§ Records excerpted from a collection:
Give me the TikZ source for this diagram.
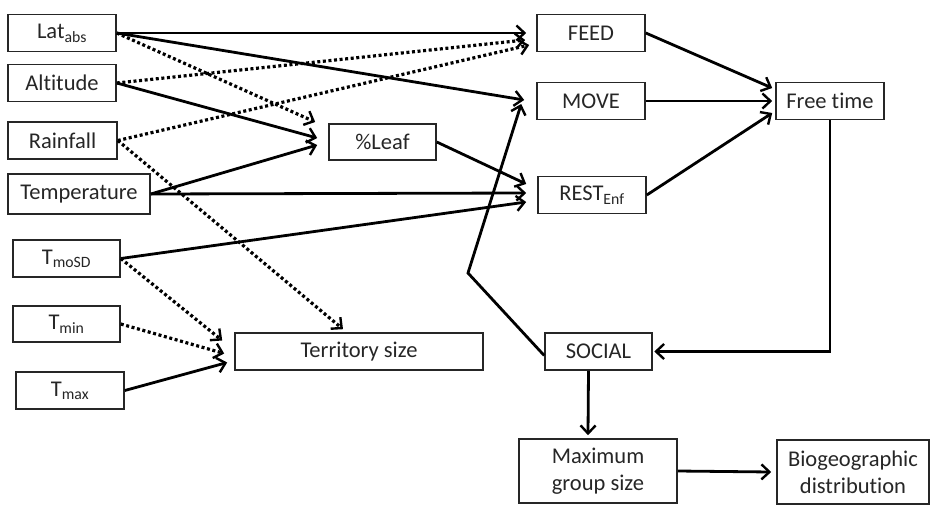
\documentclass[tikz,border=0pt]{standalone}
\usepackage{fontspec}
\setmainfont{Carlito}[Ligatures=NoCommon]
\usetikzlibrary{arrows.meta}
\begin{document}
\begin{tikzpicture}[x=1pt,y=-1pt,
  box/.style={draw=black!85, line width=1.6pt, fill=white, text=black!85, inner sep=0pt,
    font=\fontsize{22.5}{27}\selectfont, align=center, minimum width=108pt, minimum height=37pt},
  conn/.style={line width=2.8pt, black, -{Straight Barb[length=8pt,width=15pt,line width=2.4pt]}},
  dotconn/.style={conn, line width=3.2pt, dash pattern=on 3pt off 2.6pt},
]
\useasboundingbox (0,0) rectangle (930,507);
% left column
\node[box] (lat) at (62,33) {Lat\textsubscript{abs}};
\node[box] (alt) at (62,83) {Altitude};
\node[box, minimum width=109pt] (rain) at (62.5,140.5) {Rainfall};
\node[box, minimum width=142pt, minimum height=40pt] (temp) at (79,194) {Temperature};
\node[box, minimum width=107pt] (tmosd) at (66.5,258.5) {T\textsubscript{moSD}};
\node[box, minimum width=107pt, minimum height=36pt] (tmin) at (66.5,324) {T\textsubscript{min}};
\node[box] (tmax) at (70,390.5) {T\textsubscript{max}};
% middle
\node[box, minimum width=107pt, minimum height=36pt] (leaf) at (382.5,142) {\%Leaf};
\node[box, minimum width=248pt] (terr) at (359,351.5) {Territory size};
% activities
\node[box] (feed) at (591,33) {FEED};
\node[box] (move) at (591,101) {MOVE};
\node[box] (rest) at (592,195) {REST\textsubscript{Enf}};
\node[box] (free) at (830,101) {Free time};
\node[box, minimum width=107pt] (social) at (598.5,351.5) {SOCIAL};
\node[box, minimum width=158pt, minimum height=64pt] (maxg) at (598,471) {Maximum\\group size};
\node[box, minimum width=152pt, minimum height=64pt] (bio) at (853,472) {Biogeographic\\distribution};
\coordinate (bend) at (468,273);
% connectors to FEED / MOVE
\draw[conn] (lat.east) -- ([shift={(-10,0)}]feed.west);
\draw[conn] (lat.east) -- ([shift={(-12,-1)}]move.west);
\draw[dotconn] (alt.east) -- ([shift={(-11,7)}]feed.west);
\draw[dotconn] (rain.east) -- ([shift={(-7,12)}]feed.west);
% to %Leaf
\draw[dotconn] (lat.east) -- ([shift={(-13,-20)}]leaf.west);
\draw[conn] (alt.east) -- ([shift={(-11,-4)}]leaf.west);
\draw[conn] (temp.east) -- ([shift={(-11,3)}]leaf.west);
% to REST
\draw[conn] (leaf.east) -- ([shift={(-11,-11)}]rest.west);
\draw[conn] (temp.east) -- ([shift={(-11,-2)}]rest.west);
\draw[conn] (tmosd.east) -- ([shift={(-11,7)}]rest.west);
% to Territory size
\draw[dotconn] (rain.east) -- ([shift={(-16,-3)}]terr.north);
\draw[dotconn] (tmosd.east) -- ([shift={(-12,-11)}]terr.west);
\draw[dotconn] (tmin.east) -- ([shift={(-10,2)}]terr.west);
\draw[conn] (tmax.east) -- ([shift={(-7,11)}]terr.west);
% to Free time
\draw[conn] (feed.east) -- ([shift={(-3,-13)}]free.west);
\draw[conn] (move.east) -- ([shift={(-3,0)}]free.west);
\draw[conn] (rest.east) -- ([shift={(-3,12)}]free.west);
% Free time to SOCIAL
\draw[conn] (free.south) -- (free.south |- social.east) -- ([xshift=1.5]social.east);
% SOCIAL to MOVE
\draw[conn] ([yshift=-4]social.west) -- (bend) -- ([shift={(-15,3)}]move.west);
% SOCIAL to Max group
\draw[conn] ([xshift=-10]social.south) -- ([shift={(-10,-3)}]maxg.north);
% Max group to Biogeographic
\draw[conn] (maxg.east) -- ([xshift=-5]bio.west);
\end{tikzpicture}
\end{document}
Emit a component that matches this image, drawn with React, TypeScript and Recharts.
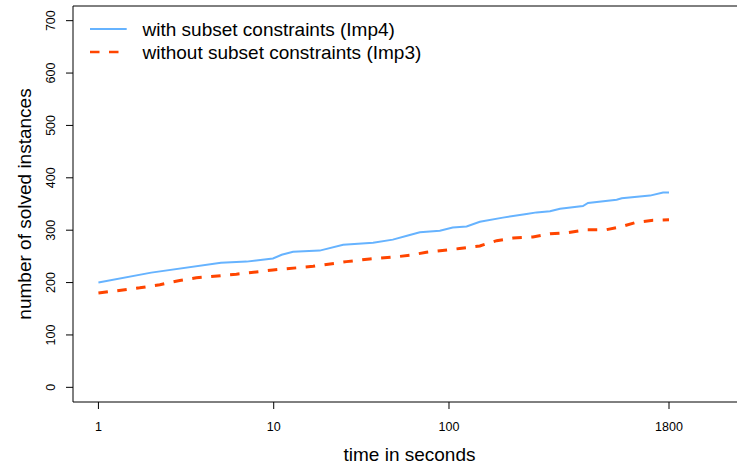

§ THE TASK: Write out the whole listing again, exactly, with no pictures.

§ EXERCISE SOLUTION:
Give me the TikZ source for this diagram.
\documentclass[tikz,border=0pt]{standalone}
\usepackage{fontspec}
\setmainfont{Carlito}[Ligatures=NoCommon]
\usetikzlibrary{arrows.meta}
\begin{document}
\begin{tikzpicture}[x=1pt,y=-1pt,
  box/.style={draw=black!85, line width=1.6pt, fill=white, text=black!85, inner sep=0pt,
    font=\fontsize{22.5}{27}\selectfont, align=center, minimum width=108pt, minimum height=37pt},
  conn/.style={line width=2.8pt, black, -{Straight Barb[length=8pt,width=15pt,line width=2.4pt]}},
  dotconn/.style={conn, line width=3.2pt, dash pattern=on 3pt off 2.6pt},
]
\useasboundingbox (0,0) rectangle (930,507);
% left column
\node[box] (lat) at (62,33) {Lat\textsubscript{abs}};
\node[box] (alt) at (62,83) {Altitude};
\node[box, minimum width=109pt] (rain) at (62.5,140.5) {Rainfall};
\node[box, minimum width=142pt, minimum height=40pt] (temp) at (79,194) {Temperature};
\node[box, minimum width=107pt] (tmosd) at (66.5,258.5) {T\textsubscript{moSD}};
\node[box, minimum width=107pt, minimum height=36pt] (tmin) at (66.5,324) {T\textsubscript{min}};
\node[box] (tmax) at (70,390.5) {T\textsubscript{max}};
% middle
\node[box, minimum width=107pt, minimum height=36pt] (leaf) at (382.5,142) {\%Leaf};
\node[box, minimum width=248pt] (terr) at (359,351.5) {Territory size};
% activities
\node[box] (feed) at (591,33) {FEED};
\node[box] (move) at (591,101) {MOVE};
\node[box] (rest) at (592,195) {REST\textsubscript{Enf}};
\node[box] (free) at (830,101) {Free time};
\node[box, minimum width=107pt] (social) at (598.5,351.5) {SOCIAL};
\node[box, minimum width=158pt, minimum height=64pt] (maxg) at (598,471) {Maximum\\group size};
\node[box, minimum width=152pt, minimum height=64pt] (bio) at (853,472) {Biogeographic\\distribution};
\coordinate (bend) at (468,273);
% connectors to FEED / MOVE
\draw[conn] (lat.east) -- ([shift={(-10,0)}]feed.west);
\draw[conn] (lat.east) -- ([shift={(-12,-1)}]move.west);
\draw[dotconn] (alt.east) -- ([shift={(-11,7)}]feed.west);
\draw[dotconn] (rain.east) -- ([shift={(-7,12)}]feed.west);
% to %Leaf
\draw[dotconn] (lat.east) -- ([shift={(-13,-20)}]leaf.west);
\draw[conn] (alt.east) -- ([shift={(-11,-4)}]leaf.west);
\draw[conn] (temp.east) -- ([shift={(-11,3)}]leaf.west);
% to REST
\draw[conn] (leaf.east) -- ([shift={(-11,-11)}]rest.west);
\draw[conn] (temp.east) -- ([shift={(-11,-2)}]rest.west);
\draw[conn] (tmosd.east) -- ([shift={(-11,7)}]rest.west);
% to Territory size
\draw[dotconn] (rain.east) -- ([shift={(-16,-3)}]terr.north);
\draw[dotconn] (tmosd.east) -- ([shift={(-12,-11)}]terr.west);
\draw[dotconn] (tmin.east) -- ([shift={(-10,2)}]terr.west);
\draw[conn] (tmax.east) -- ([shift={(-7,11)}]terr.west);
% to Free time
\draw[conn] (feed.east) -- ([shift={(-3,-13)}]free.west);
\draw[conn] (move.east) -- ([shift={(-3,0)}]free.west);
\draw[conn] (rest.east) -- ([shift={(-3,12)}]free.west);
% Free time to SOCIAL
\draw[conn] (free.south) -- (free.south |- social.east) -- ([xshift=1.5]social.east);
% SOCIAL to MOVE
\draw[conn] ([yshift=-4]social.west) -- (bend) -- ([shift={(-15,3)}]move.west);
% SOCIAL to Max group
\draw[conn] ([xshift=-10]social.south) -- ([shift={(-10,-3)}]maxg.north);
% Max group to Biogeographic
\draw[conn] (maxg.east) -- ([xshift=-5]bio.west);
\end{tikzpicture}
\end{document}
Emit a component that matches this image, drawn with React, TypeScript and Recharts.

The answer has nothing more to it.